Если говорить об эволюциях персонажей, воплотившегося из ершалаимских времен в некоторое свое подобие в московских эпизодах романа, соблазнительно было бы представить Афрания – идеального особиста – растворившимся в органах советской госбезопасности, и, мне думается, эта версия не так уж далека от истины. А «наушник и шпион» барон Майгель (советский Иуда) слишком ничтожен, чтобы считать его преемником «всевидящего ока» при Понтии Пилате.
Своеобразным действующим лицом романа является толпа, переходящая из одного пространственно-временного континуума и онтологически-мистического конгломерата в другой и третий. В ершалаимской массе, смущенной Иешуа, отличить его сторонников от противников невозможно («И прокуратор услыхал опять как бы шум моря, подкатывающего к самым стенам сада Ирода великого». )
Но, по-видимому, там имелись и те, и другие, и даже третьи. Я полагаю, новозаветный люд качественно разделился на: сочувствующих Га-Ноцри, но трусливых ( группа Пилата ); ненавистников Иешуа ( группа Иуды ); и беззаветно принявших его учение ( группа Левия ). Безусловно, вторых должно быть гораздо больше, однако падкий на кровавые зрелища народ почему-то расходится, когда Пилат объявляет о казни Иешуа Га-Ноцри. Можно подумать, наблюдать за мучительной смертью Вар-раввана добрым ершалаимцам было бы куда приятнее: «И толпа вернулась в город, ибо, действительно, ровно ничего интересного не было в этой казни, а там в городе уже шли приготовления к наступающему вечером великому празднику пасхи». Или охлосу хотелось поглазеть на унижение и, возможно, падение Синедриона, возглавляемого Каифой, если бы Пилат не струсил и послал на крест мятежника и убийцу вместо полубезумного проповедника?
Впрочем, если связать воедино начала и концы романа, в этой толпе можно вычленить кое-кого еще. Когда Понтий Пилат объявляет имя осужденного, ему кажется, «что солнце, зазвенев, лопнуло над ним и залило ему огнем уши. В этом огне бушевали рев, визги, стоны, хохот и свист». А в самом конце книги, «над горами прокатился, как трубный голос, страшный голос Воланда:
– Пора!! – раздался «резкий свист и хохотБегемота» (в обоих случаях полужирный шрифт мой – Ю.Л.).
А перед этим тот же Бегемот и Коровьев-Фагот поочередно свистят, чтобы «пошутить, исключительно пошутить». Можно предположить, что новозаветные события, воспроизведенные в романе, происходили под неусыпным контролем нечистой силы, и это не так уж далеко от истины.
Остается сказать, что ершалаимская толпа переживает в романе своеобразную народную эволюцию , в сущности перерождаясь в советскую, которая приходит на другое, тоже, впрочем, отчасти кровавое зрелище – сеанс черной магии в Варьете, – хотя туда, возможно, явилась не трудящаяся зрительская масса , а представители элитарных слоев московского общества.
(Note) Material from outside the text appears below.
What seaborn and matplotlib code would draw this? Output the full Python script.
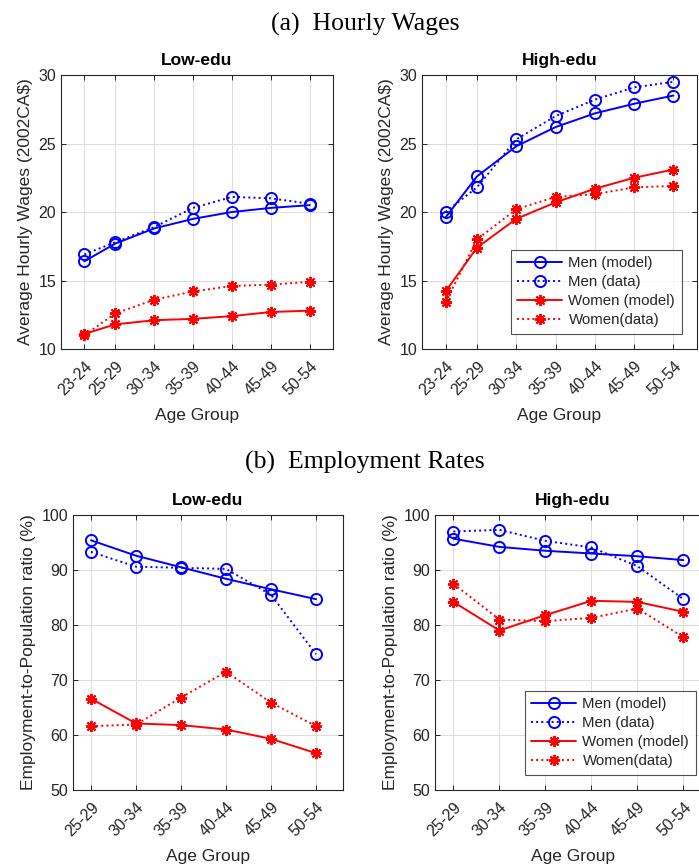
import numpy as np
import pandas as pd
import seaborn as sns
import matplotlib.pyplot as plt

# age groups (wages panels start at 23-24, employment panels at 25-29)
wage_groups = ["23-24", "25-29", "30-34", "35-39", "40-44", "45-49", "50-54"]
wage_x = [23, 27, 32, 37, 42, 47, 52]
emp_groups = ["25-29", "30-34", "35-39", "40-44", "45-49", "50-54"]
emp_x = [27, 32, 37, 42, 47, 52]

# (a) hourly wages, low-edu
low_wage_men_model = [16.4, 17.7, 18.8, 19.5, 20.0, 20.3, 20.5]
low_wage_men_data = [16.9, 17.8, 18.9, 20.3, 21.1, 21.0, 20.6]
low_wage_women_model = [11.1, 11.8, 12.1, 12.2, 12.4, 12.7, 12.8]
low_wage_women_data = [11.0, 12.6, 13.6, 14.2, 14.6, 14.7, 14.9]

# (a) hourly wages, high-edu
high_wage_men_model = [19.6, 22.6, 24.8, 26.2, 27.2, 27.9, 28.5]
high_wage_men_data = [20.0, 21.8, 25.3, 27.0, 28.2, 29.1, 29.5]
high_wage_women_model = [14.2, 17.4, 19.5, 20.7, 21.7, 22.5, 23.1]
high_wage_women_data = [13.4, 18.0, 20.2, 21.1, 21.3, 21.8, 21.9]

# (b) employment rates, low-edu
low_emp_men_model = [95.4, 92.6, 90.5, 88.4, 86.5, 84.7]
low_emp_men_data = [93.3, 90.6, 90.4, 90.2, 85.5, 74.7]
low_emp_women_model = [66.6, 62.1, 61.8, 61.0, 59.3, 56.7]
low_emp_women_data = [61.6, 61.9, 66.8, 71.5, 65.9, 61.6]

# (b) employment rates, high-edu
high_emp_men_model = [95.7, 94.2, 93.5, 93.0, 92.5, 91.8]
high_emp_men_data = [97.0, 97.3, 95.3, 94.1, 90.7, 84.7]
high_emp_women_model = [84.2, 79.0, 81.8, 84.4, 84.2, 82.4]
high_emp_women_data = [87.5, 81.0, 80.7, 81.3, 83.0, 77.8]

labels = ["Men (model)", "Men (data)", "Women (model)", "Women(data)"]

sns.set_theme(style="white")
plt.rcParams['font.family'] = ['Liberation Sans', 'DejaVu Sans']
plt.rcParams['axes.edgecolor'] = '#262626'
plt.rcParams['xtick.color'] = '#262626'
plt.rcParams['ytick.color'] = '#262626'
plt.rcParams['axes.labelcolor'] = '#262626'

fig = plt.figure(figsize=(6.99, 8.65), dpi=100)
W, H = 699, 865


def add_ax(x0, x1, y0, y1):
    return fig.add_axes([x0 / W, 1 - y1 / H, (x1 - x0) / W, (y1 - y0) / H])


star = (8, 2, 0)


def draw_panel(ax, x, groups, series, title, ylabel, ylim, yticks, xlim, legend=False):
    styles = [("blue", "-", "o"), ("blue", ":", "o"), ("red", "-", star), ("red", ":", star)]
    for vals, (col, ls, mk), lab in zip(series, styles, labels):
        df = pd.DataFrame({"x": x, "y": vals})
        face = "none" if mk == "o" else col
        sns.lineplot(data=df, x="x", y="y", ax=ax, color=col, linestyle=ls,
                     linewidth=1.4, marker=mk, markersize=8,
                     markerfacecolor=face, markeredgecolor=col,
                     markeredgewidth=1.4, label=lab, legend=False)
    ax.set_xlim(*xlim)
    ax.set_ylim(*ylim)
    ax.set_yticks(yticks)
    ax.set_xticks(x)
    ax.set_xticklabels(groups, rotation=45, ha="right", rotation_mode="anchor")
    ax.tick_params(direction="in", length=3.5, width=0.7, labelsize=11.5,
                   top=True, right=True, bottom=True, left=True)
    ax.tick_params(axis="x", pad=7)
    ax.grid(True, color="#dcdcdc", linewidth=0.7)
    for sp in ax.spines.values():
        sp.set_linewidth(0.8)
        sp.set_color("#262626")
    ax.set_xlabel("Age Group", fontsize=12.5, labelpad=7)
    ax.set_ylabel(ylabel, fontsize=12.5)
    ax.set_title(title, fontsize=12.5, fontweight="bold", color="black", pad=7)
    if legend:
        leg = ax.legend(loc="lower right", fontsize=10.8, frameon=True, fancybox=False,
                        handlelength=3.0, borderpad=0.45, labelspacing=0.33,
                        handletextpad=0.4, borderaxespad=1.0)
        leg.get_frame().set_edgecolor("#262626")
        leg.get_frame().set_linewidth(0.8)


ax1 = add_ax(61, 333, 75, 349)
ax2 = add_ax(422, 697, 75, 349)
ax3 = add_ax(73, 343, 515, 790)
ax4 = add_ax(435, 711, 515, 790)

draw_panel(ax1, wage_x, wage_groups,
           [low_wage_men_model, low_wage_men_data, low_wage_women_model, low_wage_women_data],
           "Low-edu", "Average Hourly Wages (2002CA$)", (10, 30), [10, 15, 20, 25, 30], (20, 55))
draw_panel(ax2, wage_x, wage_groups,
           [high_wage_men_model, high_wage_men_data, high_wage_women_model, high_wage_women_data],
           "High-edu", "Average Hourly Wages (2002CA$)", (10, 30), [10, 15, 20, 25, 30], (20, 55),
           legend=True)
draw_panel(ax3, emp_x, emp_groups,
           [low_emp_men_model, low_emp_men_data, low_emp_women_model, low_emp_women_data],
           "Low-edu", "Employment-to-Population ratio (%)", (50, 100),
           [50, 60, 70, 80, 90, 100], (25, 55))
draw_panel(ax4, emp_x, emp_groups,
           [high_emp_men_model, high_emp_men_data, high_emp_women_model, high_emp_women_data],
           "High-edu", "Employment-to-Population ratio (%)", (50, 100),
           [50, 60, 70, 80, 90, 100], (25, 55), legend=True)

fig.text(365 / W, 1 - 24 / H, "(a)  Hourly Wages", ha="center", va="center",
         fontsize=18.5, family=["Liberation Serif", "DejaVu Serif"], color="black")
fig.text(365 / W, 1 - 462 / H, "(b)  Employment Rates", ha="center", va="center",
         fontsize=18.5, family=["Liberation Serif", "DejaVu Serif"], color="black")

fig.savefig("out.png", dpi=100)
Причем древняя толпа становится советской за вычетом потусторонней, состоящей из мертвого человеческого отребья, «тысяч висельников и убийц», собравшихся на самое чудовищное из возможных представлений – бал «при свечах» у сатаны.
Из всех главных героев романа наиболее интересна (после Воланда) именно Маргарита, поэтому, естественно, начнем с дамы. Рассказывает о ней мастер Ивану Бездомному, своему будущему ученику, предварительно. Они встречаются в психиатрической клинике и вместе с тем в главе с красноречивым номером 13. Чуть раньше, в главе 11, описывающей «раздвоение Ивана», между ними происходит нечто вроде предварительного «диалога», когда «подремав немного, Иван новый ехидно спросил у старого Ивана:
– Так кто же я такой выхожу в этом случае?
– Дурак! – отчетливо сказал где-то бас, не принадлежащий ни одному из Иванов и чрезвычайно похожий на бас консультанта.
Но именно под сенью этого несчастливого числа 13, имеющего отношения к нечистой силе, Булгаков вводит в повествование мастера и Маргариту, накрепко связанных, как впоследствии узнаёт читатель, с дьяволом. Глава называется «Явление героя», герой, представая в ней самолично, представляет и героиню. «Она несла в руках отвратительные, тревожные желтые цветы», – в первой фразе мастера возникает сама Маргарита, во второй упоминается нечистая сила:
– Черт их знает, как их зовут, но они первые почему-то появляются в Москве.
Вообще в романе чрезвычайно много чертыхаются, причем не только люди, но и черти, в чьих устах «черт возьми» или «черт его знает» звучит довольно пикантно и двусмысленно. Но именно этого эффекта, похоже, добивался автор.